Can I blur just the background and keep the subject sharp?
Yes — use Tilt-shift mode, which keeps a horizontal or vertical band sharp and blurs the rest. For full subject-vs-background separation, remove the background first, then overlay it onto the blurred original.
Which mode is best for portraits?
Soft (bokeh) at 12–25px is the closest match to phone Portrait mode. Tilt-shift with a vertical band keeps the face sharp and softens everything around it.
Which mode is best for censoring a face or license plate?
Pixelate at 30–50px block size. Pixelation is harder to "un-blur" with AI than Gaussian, and security researchers at the USENIX Security Symposium demonstrated that small-radius Gaussian blur can be reversed by ML — so for actual privacy, prefer pixelate at a larger block size.
Which mode looks like an iPhone Portrait mode photo?
Soft (bokeh) at 12–18px. Real Portrait mode is depth-aware — the blur tool isn't — but at 12–18px on a photo that already has a clear foreground/background, the look is convincingly close.
How do I add motion blur to a parked car so it looks like it's moving?
Motion mode, horizontal direction, slider 15–25px. The whole photo blurs in one direction; on photos where the car already fills the frame, this reads as speed.
Does tilt-shift only work on landscapes?
No. Switch the focus band from horizontal to vertical for portraits and tall objects. The tool supports both.

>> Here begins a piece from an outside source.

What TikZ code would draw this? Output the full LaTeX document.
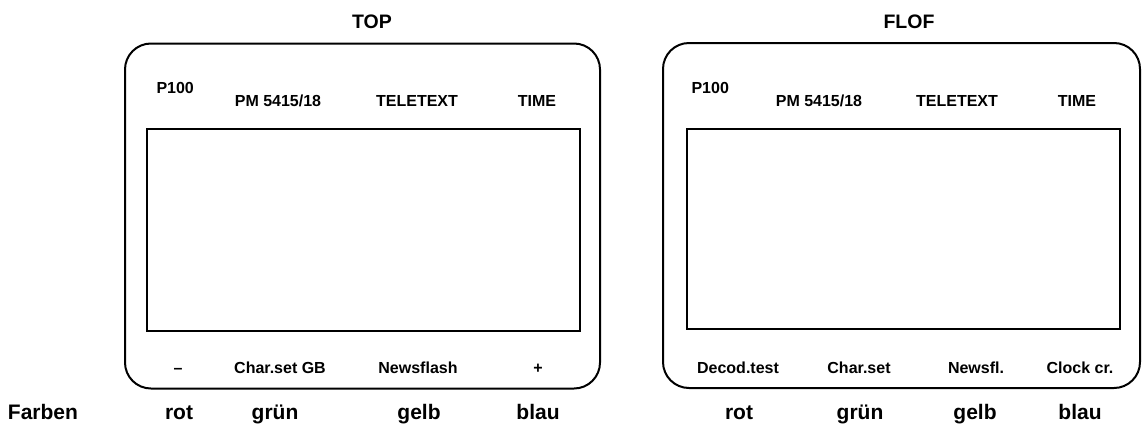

Can I undo if I move the slider too far?
Yes — drag the slider back, or hit Reset to return to defaults. The original photo is never modified; you're always editing a non-destructive copy until you click Download.
Why does my saved file look slightly less blurry than the preview?
It shouldn't — the slider is unit-scaled to image size, so a "25" on a 4000-pixel photo and on the 1200-pixel preview render at the same visual strength. If you're seeing a difference, refresh and re-export; it's almost always a stale preview cache.
Does it work on transparent PNGs?
Yes. PNGs save back as PNG with the alpha channel preserved.